A total of 740 patients with T2DM were enrolled in this study. All of the participants were divided into tertiles according to the TIR (TIR low: ≤53%; TIR medium: 54-76%; TIR high: ≥77%). Composite Z-scores of nerve conduction velocity (CV), latency, and amplitude were calculated. The linear correlation between the TIR and composite nerve function Z-score was evaluated and risk assessment was analysed using binary logistic regression.
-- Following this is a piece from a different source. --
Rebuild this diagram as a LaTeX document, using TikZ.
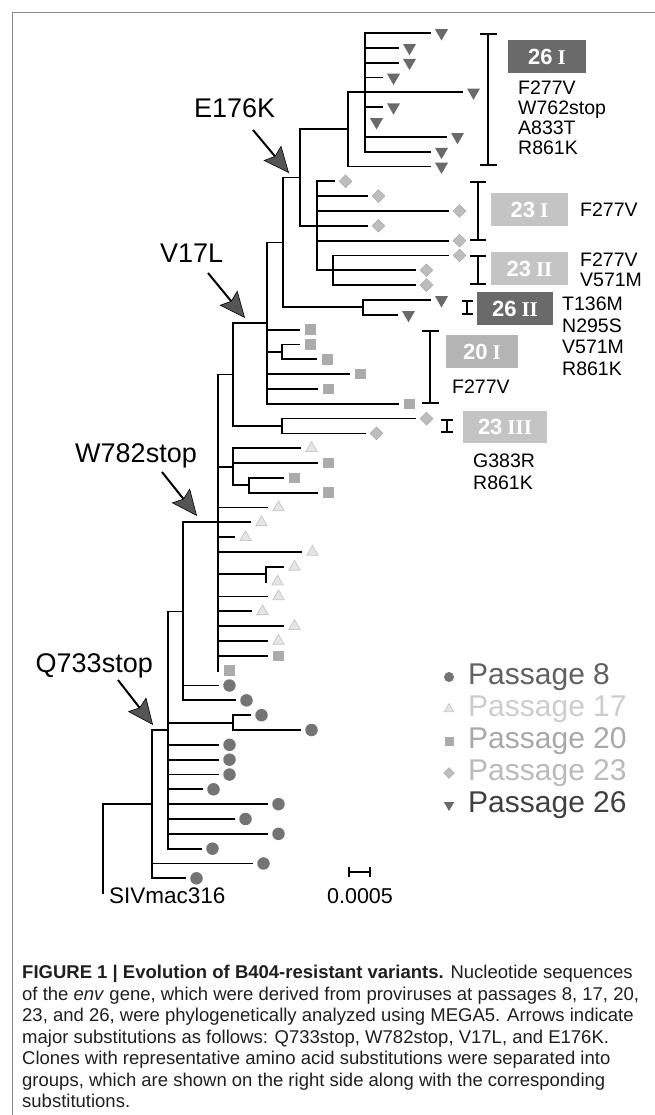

The composite Z-score of the CV and amplitude increased with higher TIR and the composite Z-score of latency significantly decreased as the TIR tertiles increased (all P trend＜0.05). After adjusting for age, diabetes duration, height, weight and other confounding factors, higher TIR was associated with a higher composite Z-score of CV (β=0.230, P＜0.001), amplitude (β=0.099, P=0.010), and lower composite Z-score of latency (β=-0.172, P＜0.001). The risk of TIR tertiles and low composite Z-score of CV remained significant even after adjustment of HbA1c (TIR medium: OR=0.48, P=0.001; TIR high: OR=0.41, P＜0.001).
Higher TIR tertiles were independently associated with better peripheral nerve function. CGM-derived TIR may be a promising approach to screen patients for further assessment of possible diabetic peripheral neuropathy.